▸ Dataset rows
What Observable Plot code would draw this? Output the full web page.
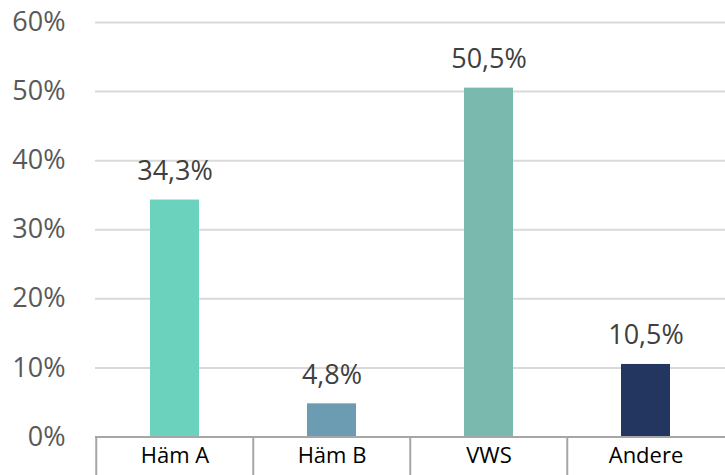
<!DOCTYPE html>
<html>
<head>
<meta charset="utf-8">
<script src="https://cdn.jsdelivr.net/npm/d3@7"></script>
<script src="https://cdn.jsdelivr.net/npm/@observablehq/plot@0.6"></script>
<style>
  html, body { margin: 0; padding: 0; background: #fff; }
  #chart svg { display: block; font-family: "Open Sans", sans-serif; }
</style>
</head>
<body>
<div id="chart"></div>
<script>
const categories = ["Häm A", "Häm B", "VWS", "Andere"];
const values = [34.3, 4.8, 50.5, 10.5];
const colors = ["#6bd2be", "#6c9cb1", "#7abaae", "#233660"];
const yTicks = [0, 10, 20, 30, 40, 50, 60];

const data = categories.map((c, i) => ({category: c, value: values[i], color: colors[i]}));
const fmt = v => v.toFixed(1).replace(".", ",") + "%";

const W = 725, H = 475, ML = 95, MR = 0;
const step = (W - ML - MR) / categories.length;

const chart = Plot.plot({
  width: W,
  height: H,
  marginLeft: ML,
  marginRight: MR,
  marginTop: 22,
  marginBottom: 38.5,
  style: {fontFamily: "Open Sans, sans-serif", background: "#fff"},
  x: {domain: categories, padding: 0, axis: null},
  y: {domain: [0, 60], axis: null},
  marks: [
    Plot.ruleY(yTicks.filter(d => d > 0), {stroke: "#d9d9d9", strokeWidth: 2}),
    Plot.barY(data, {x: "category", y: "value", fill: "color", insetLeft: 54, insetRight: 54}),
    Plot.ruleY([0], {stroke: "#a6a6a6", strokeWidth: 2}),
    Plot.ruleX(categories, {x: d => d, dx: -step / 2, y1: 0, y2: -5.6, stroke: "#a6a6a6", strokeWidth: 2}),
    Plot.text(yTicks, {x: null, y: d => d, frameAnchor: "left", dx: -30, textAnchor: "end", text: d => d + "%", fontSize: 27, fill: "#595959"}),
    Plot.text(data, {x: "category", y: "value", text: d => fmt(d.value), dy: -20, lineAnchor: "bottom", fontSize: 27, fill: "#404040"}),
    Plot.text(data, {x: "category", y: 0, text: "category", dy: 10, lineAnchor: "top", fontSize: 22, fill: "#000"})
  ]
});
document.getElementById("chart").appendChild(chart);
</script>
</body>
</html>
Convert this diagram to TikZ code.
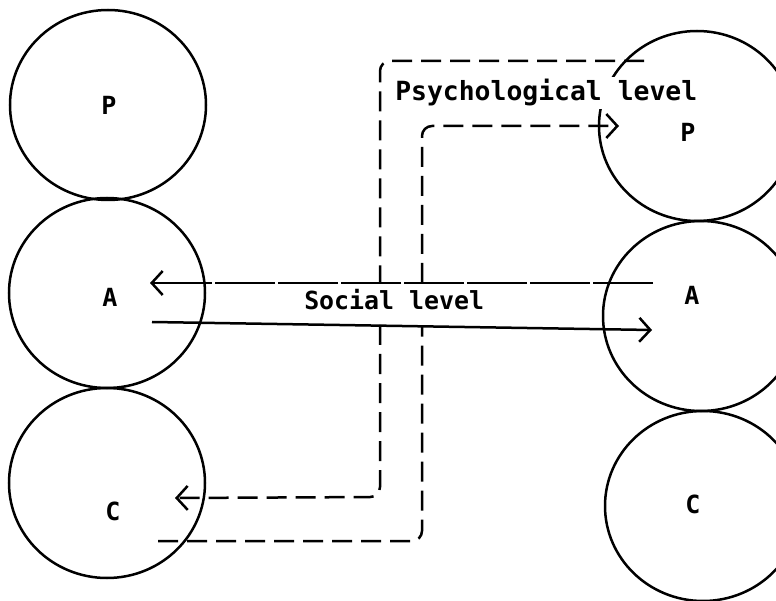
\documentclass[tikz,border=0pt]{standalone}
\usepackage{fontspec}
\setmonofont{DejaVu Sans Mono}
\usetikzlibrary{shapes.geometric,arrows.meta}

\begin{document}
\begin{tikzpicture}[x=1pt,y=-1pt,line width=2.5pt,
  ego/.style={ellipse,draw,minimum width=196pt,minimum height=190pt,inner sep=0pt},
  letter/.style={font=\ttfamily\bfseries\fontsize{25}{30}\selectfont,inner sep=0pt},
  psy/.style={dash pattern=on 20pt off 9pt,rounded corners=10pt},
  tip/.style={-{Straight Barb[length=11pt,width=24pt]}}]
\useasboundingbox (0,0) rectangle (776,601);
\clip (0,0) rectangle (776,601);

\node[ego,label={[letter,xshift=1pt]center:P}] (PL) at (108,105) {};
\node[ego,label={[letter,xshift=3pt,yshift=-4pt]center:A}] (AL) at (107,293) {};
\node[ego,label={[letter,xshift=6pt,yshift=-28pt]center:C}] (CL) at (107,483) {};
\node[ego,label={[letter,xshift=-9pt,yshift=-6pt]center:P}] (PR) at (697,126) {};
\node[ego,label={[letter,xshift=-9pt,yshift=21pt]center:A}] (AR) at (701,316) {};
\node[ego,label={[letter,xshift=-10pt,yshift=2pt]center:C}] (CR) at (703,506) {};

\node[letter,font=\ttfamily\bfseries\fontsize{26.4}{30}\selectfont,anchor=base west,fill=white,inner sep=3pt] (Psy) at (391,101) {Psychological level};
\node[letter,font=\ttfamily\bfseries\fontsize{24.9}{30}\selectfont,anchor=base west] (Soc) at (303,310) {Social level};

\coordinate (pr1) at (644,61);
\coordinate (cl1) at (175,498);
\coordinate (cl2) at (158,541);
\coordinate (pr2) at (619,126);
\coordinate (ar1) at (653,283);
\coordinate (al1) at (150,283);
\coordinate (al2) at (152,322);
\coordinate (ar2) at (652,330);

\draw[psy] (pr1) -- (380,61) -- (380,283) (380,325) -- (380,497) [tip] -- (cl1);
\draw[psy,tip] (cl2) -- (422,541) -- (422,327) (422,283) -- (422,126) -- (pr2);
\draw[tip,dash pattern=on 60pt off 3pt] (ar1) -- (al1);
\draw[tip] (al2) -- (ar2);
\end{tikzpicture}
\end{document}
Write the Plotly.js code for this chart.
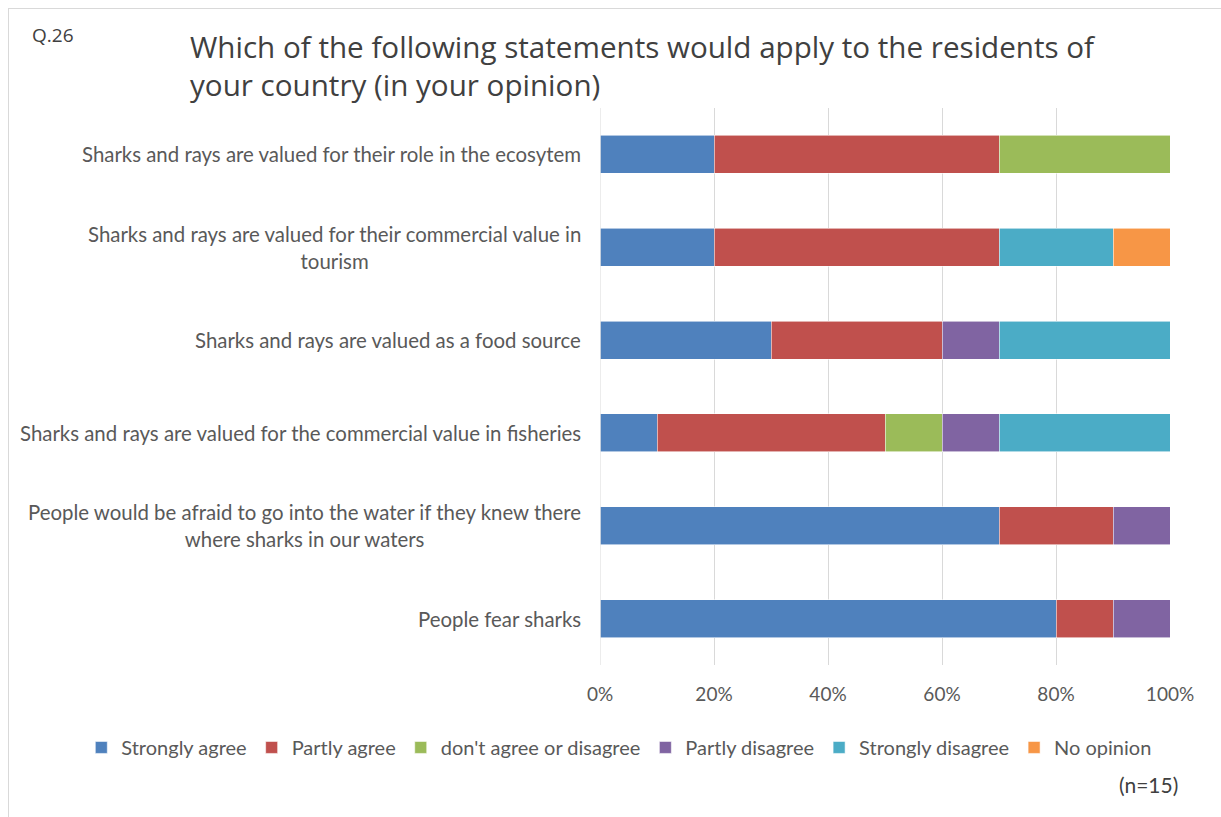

▸ Problem description
Restate the full listing verbatim and drop every picture.

▸ Answer
What Observable Plot code would draw this? Output the full web page.
<!DOCTYPE html>
<html>
<head>
<meta charset="utf-8">
<script src="https://cdn.jsdelivr.net/npm/d3@7"></script>
<script src="https://cdn.jsdelivr.net/npm/@observablehq/plot@0.6"></script>
<style>
  html, body { margin: 0; padding: 0; background: #fff; }
  #chart svg { display: block; font-family: "Open Sans", sans-serif; }
</style>
</head>
<body>
<div id="chart"></div>
<script>
const categories = ["Häm A", "Häm B", "VWS", "Andere"];
const values = [34.3, 4.8, 50.5, 10.5];
const colors = ["#6bd2be", "#6c9cb1", "#7abaae", "#233660"];
const yTicks = [0, 10, 20, 30, 40, 50, 60];

const data = categories.map((c, i) => ({category: c, value: values[i], color: colors[i]}));
const fmt = v => v.toFixed(1).replace(".", ",") + "%";

const W = 725, H = 475, ML = 95, MR = 0;
const step = (W - ML - MR) / categories.length;

const chart = Plot.plot({
  width: W,
  height: H,
  marginLeft: ML,
  marginRight: MR,
  marginTop: 22,
  marginBottom: 38.5,
  style: {fontFamily: "Open Sans, sans-serif", background: "#fff"},
  x: {domain: categories, padding: 0, axis: null},
  y: {domain: [0, 60], axis: null},
  marks: [
    Plot.ruleY(yTicks.filter(d => d > 0), {stroke: "#d9d9d9", strokeWidth: 2}),
    Plot.barY(data, {x: "category", y: "value", fill: "color", insetLeft: 54, insetRight: 54}),
    Plot.ruleY([0], {stroke: "#a6a6a6", strokeWidth: 2}),
    Plot.ruleX(categories, {x: d => d, dx: -step / 2, y1: 0, y2: -5.6, stroke: "#a6a6a6", strokeWidth: 2}),
    Plot.text(yTicks, {x: null, y: d => d, frameAnchor: "left", dx: -30, textAnchor: "end", text: d => d + "%", fontSize: 27, fill: "#595959"}),
    Plot.text(data, {x: "category", y: "value", text: d => fmt(d.value), dy: -20, lineAnchor: "bottom", fontSize: 27, fill: "#404040"}),
    Plot.text(data, {x: "category", y: 0, text: "category", dy: 10, lineAnchor: "top", fontSize: 22, fill: "#000"})
  ]
});
document.getElementById("chart").appendChild(chart);
</script>
</body>
</html>
Convert this diagram to TikZ code.
\documentclass[tikz,border=0pt]{standalone}
\usepackage{fontspec}
\setmonofont{DejaVu Sans Mono}
\usetikzlibrary{shapes.geometric,arrows.meta}

\begin{document}
\begin{tikzpicture}[x=1pt,y=-1pt,line width=2.5pt,
  ego/.style={ellipse,draw,minimum width=196pt,minimum height=190pt,inner sep=0pt},
  letter/.style={font=\ttfamily\bfseries\fontsize{25}{30}\selectfont,inner sep=0pt},
  psy/.style={dash pattern=on 20pt off 9pt,rounded corners=10pt},
  tip/.style={-{Straight Barb[length=11pt,width=24pt]}}]
\useasboundingbox (0,0) rectangle (776,601);
\clip (0,0) rectangle (776,601);

\node[ego,label={[letter,xshift=1pt]center:P}] (PL) at (108,105) {};
\node[ego,label={[letter,xshift=3pt,yshift=-4pt]center:A}] (AL) at (107,293) {};
\node[ego,label={[letter,xshift=6pt,yshift=-28pt]center:C}] (CL) at (107,483) {};
\node[ego,label={[letter,xshift=-9pt,yshift=-6pt]center:P}] (PR) at (697,126) {};
\node[ego,label={[letter,xshift=-9pt,yshift=21pt]center:A}] (AR) at (701,316) {};
\node[ego,label={[letter,xshift=-10pt,yshift=2pt]center:C}] (CR) at (703,506) {};

\node[letter,font=\ttfamily\bfseries\fontsize{26.4}{30}\selectfont,anchor=base west,fill=white,inner sep=3pt] (Psy) at (391,101) {Psychological level};
\node[letter,font=\ttfamily\bfseries\fontsize{24.9}{30}\selectfont,anchor=base west] (Soc) at (303,310) {Social level};

\coordinate (pr1) at (644,61);
\coordinate (cl1) at (175,498);
\coordinate (cl2) at (158,541);
\coordinate (pr2) at (619,126);
\coordinate (ar1) at (653,283);
\coordinate (al1) at (150,283);
\coordinate (al2) at (152,322);
\coordinate (ar2) at (652,330);

\draw[psy] (pr1) -- (380,61) -- (380,283) (380,325) -- (380,497) [tip] -- (cl1);
\draw[psy,tip] (cl2) -- (422,541) -- (422,327) (422,283) -- (422,126) -- (pr2);
\draw[tip,dash pattern=on 60pt off 3pt] (ar1) -- (al1);
\draw[tip] (al2) -- (ar2);
\end{tikzpicture}
\end{document}
Write the Plotly.js code for this chart.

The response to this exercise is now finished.